Case Details

Combe v. Continental Airlines, Inc.

In March 2006, in the middle of a divorce action, the plaintiff’s wife, who was the mother of their 2½ year-old daughter, secretly boarded a Continental Airlines flight with the child and flew from Kansas City, Missouri, to Houston, Texas, where they caught a one-way, connecting flight to Mexico City. In June 2006 a federal grand jury in Missouri indicted the wife on an international parental kidnapping charge. In March 2007 the father brought an action against Continental Airlines, accusing the carrier of negligence, breach of contract, and interference with custodial relations.  The father claimed that Continental ignored its own regulations, which required a single parent traveling from the United States to Mexico with a minor child to provide a notarized letter from the other parent authorizing the trip.

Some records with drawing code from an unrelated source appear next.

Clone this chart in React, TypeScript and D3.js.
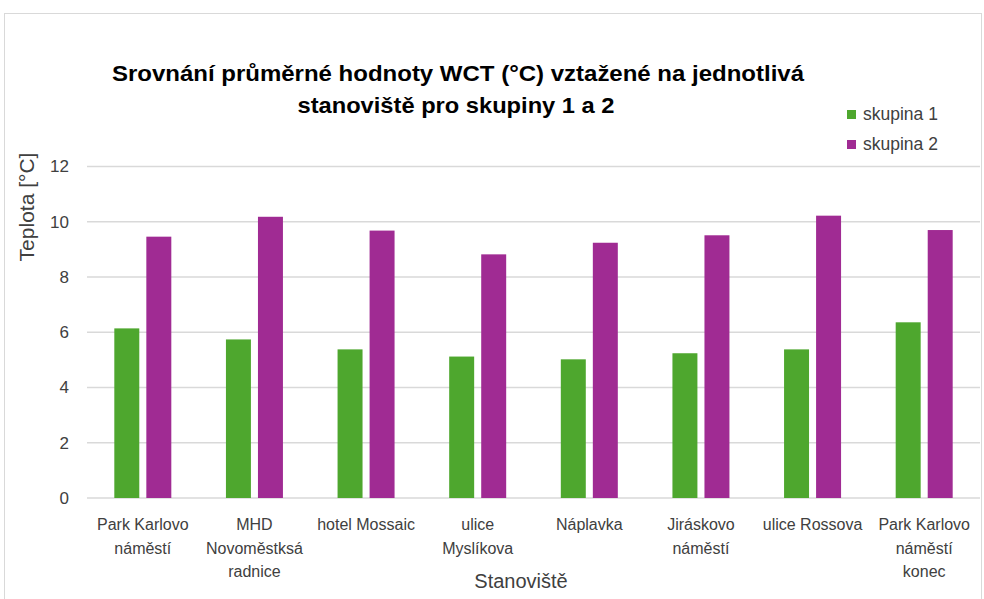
import * as d3 from "d3";

// stanoviště (popisky rozdělené do řádků jako v grafu)
const categories: string[][] = [
  ["Park Karlovo", "náměstí"],
  ["MHD", "Novoměstksá", "radnice"],
  ["hotel Mossaic"],
  ["ulice", "Myslíkova"],
  ["Náplavka"],
  ["Jiráskovo", "náměstí"],
  ["ulice Rossova"],
  ["Park Karlovo", "náměstí", "konec"],
];
const skupina1 = [6.14, 5.74, 5.38, 5.12, 5.02, 5.24, 5.38, 6.36];
const skupina2 = [9.46, 10.18, 9.68, 8.82, 9.24, 9.51, 10.22, 9.7];
const seriesNames = ["skupina 1", "skupina 2"];
const yTicks = [0, 2, 4, 6, 8, 10, 12];

const W = 984;
const H = 599;
const colors = ["#4EA72E", "#A02B93"];
const font = "'Liberation Sans', Arial, sans-serif";

export default function App() {
  const margin = {top: 166.5, right: 4, bottom: 101, left: 87};
  const x = d3.scaleBand<number>()
    .domain(d3.range(categories.length))
    .range([margin.left, W - margin.right]);
  const y = d3.scaleLinear().domain([0, 12]).range([H - margin.bottom, margin.top]);

  const inner = d3.scaleBand<number>().domain([0, 1]).range([0, 57]).paddingInner(0.22);
  const groupOffset = (x.bandwidth() - 57) / 2;

  const series = [skupina1, skupina2];

  return (
    <svg width={W} height={H} style={{position: "absolute", left: 0, top: 0, background: "#fff"}}
         fontFamily={font}>
      <rect x={4.5} y={13.5} width={977} height={620} fill="#fff" stroke="#d9d9d9" strokeWidth={1}/>

      {/* title */}
      <text x={458} y={81} textAnchor="middle" fontSize={22} fontWeight="bold" fill="#000"
            textLength={692} lengthAdjust="spacingAndGlyphs">
        Srovnání průměrné hodnoty WCT (°C) vztažené na jednotlivá
      </text>
      <text x={456} y={113} textAnchor="middle" fontSize={22} fontWeight="bold" fill="#000"
            textLength={317} lengthAdjust="spacingAndGlyphs">
        stanoviště pro skupiny 1 a 2
      </text>

      {/* legend */}
      {seriesNames.map((n, i) => (
        <g key={n} transform={`translate(847,${110 + i * 30})`}>
          <rect width={9} height={9} fill={colors[i]}/>
          <text x={16} y={10} fontSize={17.5} fill="#404040">{n}</text>
        </g>
      ))}

      {/* gridlines + y ticks */}
      {yTicks.map((t) => (
        <g key={t}>
          <line x1={margin.left} x2={W - margin.right} y1={y(t)} y2={y(t)} stroke="#d9d9d9" strokeWidth={1.3}/>
          <text x={69} y={y(t)} dy="0.35em" textAnchor="end" fontSize={17} fill="#404040">{t}</text>
        </g>
      ))}

      {/* bars */}
      {series.map((s, si) =>
        s.map((v, i) => (
          <rect key={`${si}-${i}`}
                x={(x(i) as number) + groupOffset + (inner(si) as number)}
                y={y(v)}
                width={inner.bandwidth()}
                height={y(0) - y(v)}
                fill={colors[si]}/>
        ))
      )}

      {/* x labels */}
      {categories.map((lines, i) => (
        <text key={i} x={(x(i) as number) + x.bandwidth() / 2} y={530} textAnchor="middle"
              fontSize={16} fill="#404040">
          {lines.map((l, j) => (
            <tspan key={j} x={(x(i) as number) + x.bandwidth() / 2} dy={j === 0 ? 0 : 23.5}>{l}</tspan>
          ))}
        </text>
      ))}

      {/* axis titles */}
      <text x={521} y={588} textAnchor="middle" fontSize={20} fill="#404040">Stanoviště</text>
      <text transform="translate(34,207) rotate(-90)" textAnchor="middle" fontSize={21} fill="#404040">
        Teplota [°C]
      </text>
    </svg>
  );
}
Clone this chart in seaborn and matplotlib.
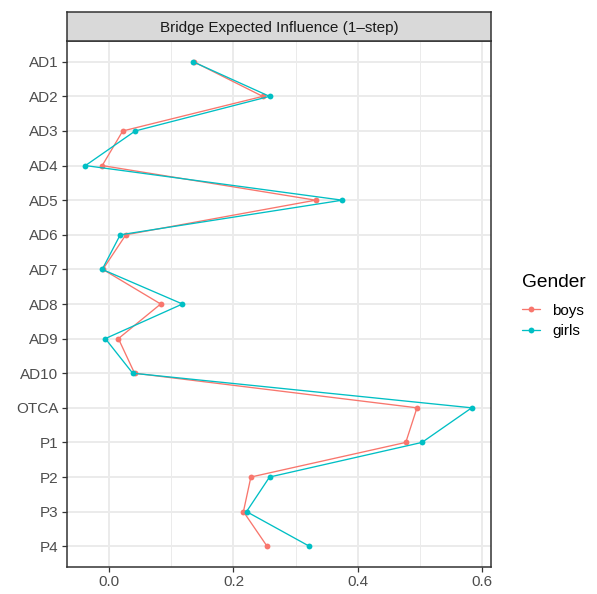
import matplotlib
matplotlib.use("Agg")
import matplotlib.pyplot as plt
import seaborn as sns
import pandas as pd
from matplotlib.lines import Line2D
from matplotlib.ticker import MultipleLocator

nodes = ["AD1", "AD2", "AD3", "AD4", "AD5", "AD6", "AD7", "AD8", "AD9", "AD10",
         "OTCA", "P1", "P2", "P3", "P4"]
boys = [0.136, 0.247, 0.022, -0.011, 0.332, 0.027, -0.010, 0.083, 0.015, 0.041,
        0.495, 0.477, 0.228, 0.216, 0.254]
girls = [0.135, 0.258, 0.042, -0.038, 0.375, 0.018, -0.011, 0.118, -0.006, 0.038,
         0.583, 0.503, 0.258, 0.221, 0.322]
genders = ["boys", "girls"]
colors = {"boys": "#F8766D", "girls": "#00BFC4"}
strip_title = "Bridge Expected Influence (1\u2013step)"
legend_title = "Gender"

df = pd.concat([
    pd.DataFrame({"node": nodes, "value": boys, "Gender": "boys"}),
    pd.DataFrame({"node": nodes, "value": girls, "Gender": "girls"}),
])

sns.set_style("white")
plt.rcParams["font.family"] = ["Liberation Sans", "DejaVu Sans"]

W, H = 597, 594
fig = plt.figure(figsize=(W / 100, H / 100), dpi=100)
ax = fig.add_axes([67 / W, 1 - 567 / H, (491 - 67) / W, (567 - 41) / H])

sns.pointplot(data=df, x="value", y="node", hue="Gender", order=nodes,
              hue_order=genders, palette=colors, orient="h", dodge=False,
              errorbar=None, markers="o", linestyles="-", markersize=4.2,
              linewidth=0.95, ax=ax, legend=False, markeredgewidth=0)

n = len(nodes)
ax.set_ylim(n - 1 + 0.6, -0.6)
ax.set_xlim(-0.0676, 0.614)
ax.xaxis.set_minor_locator(MultipleLocator(0.1))
ax.set_xticks([0.0, 0.2, 0.4, 0.6])
ax.set_xticklabels(["0.0", "0.2", "0.4", "0.6"])
ax.grid(True, which="major", color="#EBEBEB", linewidth=1.4, zorder=0)
ax.grid(True, which="minor", axis="x", color="#EBEBEB", linewidth=0.7, zorder=0)
ax.set_axisbelow(True)
ax.set_xlabel("")
ax.set_ylabel("")
for s in ax.spines.values():
    s.set_color("#333333")
    s.set_linewidth(1.1)
ax.tick_params(axis="both", which="major", left=True, bottom=True, length=3.6,
               width=0.9, color="#333333", labelcolor="#4D4D4D", labelsize=11,
               pad=2.5)
ax.tick_params(axis="x", which="minor", bottom=False, length=0)

# facet strip
strip = fig.add_axes([67 / W, 1 - 41 / H, (491 - 67) / W, 29 / H])
strip.set_xticks([])
strip.set_yticks([])
strip.set_facecolor("#D9D9D9")
for s in strip.spines.values():
    s.set_color("#333333")
    s.set_linewidth(1.1)
strip.text(0.5, 0.45, strip_title, ha="center", va="center", fontsize=11,
           color="#1A1A1A", transform=strip.transAxes)

# legend (placed in figure pixels like ggplot's guide box)
fig.text(522 / W, 1 - 287 / H, legend_title, fontsize=13.75, color="black",
         ha="left", va="baseline")
for i, g in enumerate(genders):
    yy = 1 - (309 + 21 * i) / H
    fig.add_artist(Line2D([522 / W, 540 / W], [yy, yy], color=colors[g],
                          linewidth=0.95, transform=fig.transFigure))
    fig.add_artist(Line2D([531 / W], [yy], color=colors[g], marker="o",
                          markersize=4.2, markeredgewidth=0,
                          transform=fig.transFigure))
    fig.text(552 / W, yy, g, fontsize=11, color="black", ha="left",
             va="center_baseline")

fig.savefig("out.png", dpi=100, facecolor="white")
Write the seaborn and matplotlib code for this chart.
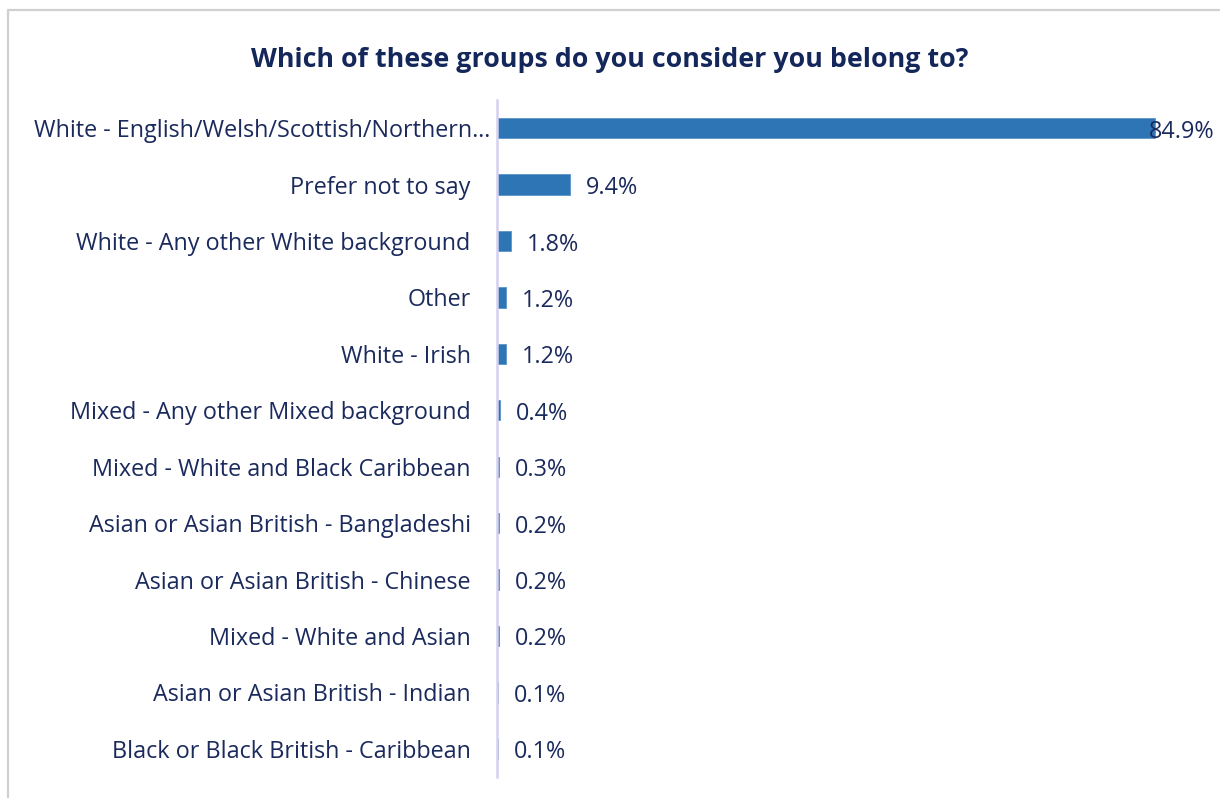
import matplotlib
matplotlib.use("Agg")
import matplotlib.pyplot as plt
import matplotlib.transforms as mtransforms
import seaborn as sns
import pandas as pd
from matplotlib.lines import Line2D

categories = [
    "White - English/Welsh/Scottish/Northern…",
    "Prefer not to say",
    "White - Any other White background",
    "Other",
    "White - Irish",
    "Mixed - Any other Mixed background",
    "Mixed - White and Black Caribbean",
    "Asian or Asian British - Bangladeshi",
    "Asian or Asian British - Chinese",
    "Mixed - White and Asian",
    "Asian or Asian British - Indian",
    "Black or Black British - Caribbean",
]
values = [84.9, 9.4, 1.8, 1.2, 1.2, 0.4, 0.3, 0.2, 0.2, 0.2, 0.1, 0.1]
title = "Which of these groups do you consider you belong to?"

df = pd.DataFrame({"group": categories, "pct": values})

sns.set_theme(style="white")
plt.rcParams["font.family"] = ["Open Sans", "DejaVu Sans"]

W, H = 1220, 798
fig = plt.figure(figsize=(W / 100, H / 100), dpi=100)
navy = "#1B2A5C"
bar_blue = "#2E75B6"
fs = 16.8

ax = fig.add_axes([497 / W, 1 - 777 / H, 697.5 / W, 677 / H])
sns.barplot(data=df, x="pct", y="group", orient="h", color=bar_blue,
            width=0.36, saturation=1, edgecolor="#5B93C8", linewidth=0.6, ax=ax)

ax.set_xlim(0, 90)
ax.set_ylim(11.5, -0.5)
ax.set_xlabel("")
ax.set_ylabel("")
ax.set_xticks([])
for s in ["top", "right", "bottom"]:
    ax.spines[s].set_visible(False)
ax.spines["left"].set_color("#D4D0EE")
ax.spines["left"].set_linewidth(1.8)
ax.tick_params(axis="y", length=0, pad=19, labelsize=fs, labelcolor=navy)

# the truncated first label sits a little closer to the axis
first = ax.get_yticklabels()[0]
first.set_transform(first.get_transform() +
                    mtransforms.ScaledTranslation(14 / 72, 0, fig.dpi_scale_trans))

# value labels just past each bar, kept inside the figure
fig.canvas.draw()
renderer = fig.canvas.get_renderer()
off, dy = 11.5, -2.5
for i, v in enumerate(values):
    t = ax.annotate(f"{v:.1f}%", xy=(v, i), xytext=(off, dy), textcoords="offset points",
                    va="center", ha="left", fontsize=fs, color=navy)
    bb = t.get_window_extent(renderer)
    limit = W - 5
    if bb.x1 > limit:
        shift_pts = (bb.x1 - limit) * 72 / fig.dpi
        t.set_position((off - shift_pts, dy))

fig.text(0.5, 1 - 60 / H, title, ha="center", va="center", fontsize=19.3,
         fontweight="bold", color="#14275A")

# outer chart frame (top and left edges visible)
fig.add_artist(Line2D([8 / W, 8 / W], [0, 1 - 10 / H], transform=fig.transFigure,
                      color="#D0D0D0", linewidth=1.6))
fig.add_artist(Line2D([8 / W, 1], [1 - 10 / H, 1 - 10 / H], transform=fig.transFigure,
                      color="#D0D0D0", linewidth=1.6))

fig.savefig("out.png", dpi=100, facecolor="white")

Continental contended that The Warsaw Convention and The Montreal Convention preempted the father’s common law claims for negligence and interference with custodial relations. Further, The Warsaw Convention allows only for claims based upon an “accident,” and the complaint contained no allegation of an “accident” and, in fact, no “accident” occurred. Additionally, the father’s claims were for emotional and psychological distress, and The Warsaw Convention does not recognize a claim for purely emotional or psychological damages. Continental also contended that since the father was not a passenger on the flights and had no contract rights as a third-party beneficiary, the disclaimer of all third-party beneficiary claims contained in tariff provisions barred the alleged breach of contract asserted by the father. In addition Continental disputed the father’s allegations that Continental or the Mexican government had rules, regulations and/or practices of requiring notarized letters for a single parent traveling with a child on an International flight. Continental also disputed the allegations that Continental should have done more to prevent two properly ticketed passengers from flying on their designated flights. Plaintiff’s attorney stated that the suit may have been the first of its kind filed against a commercial carrier.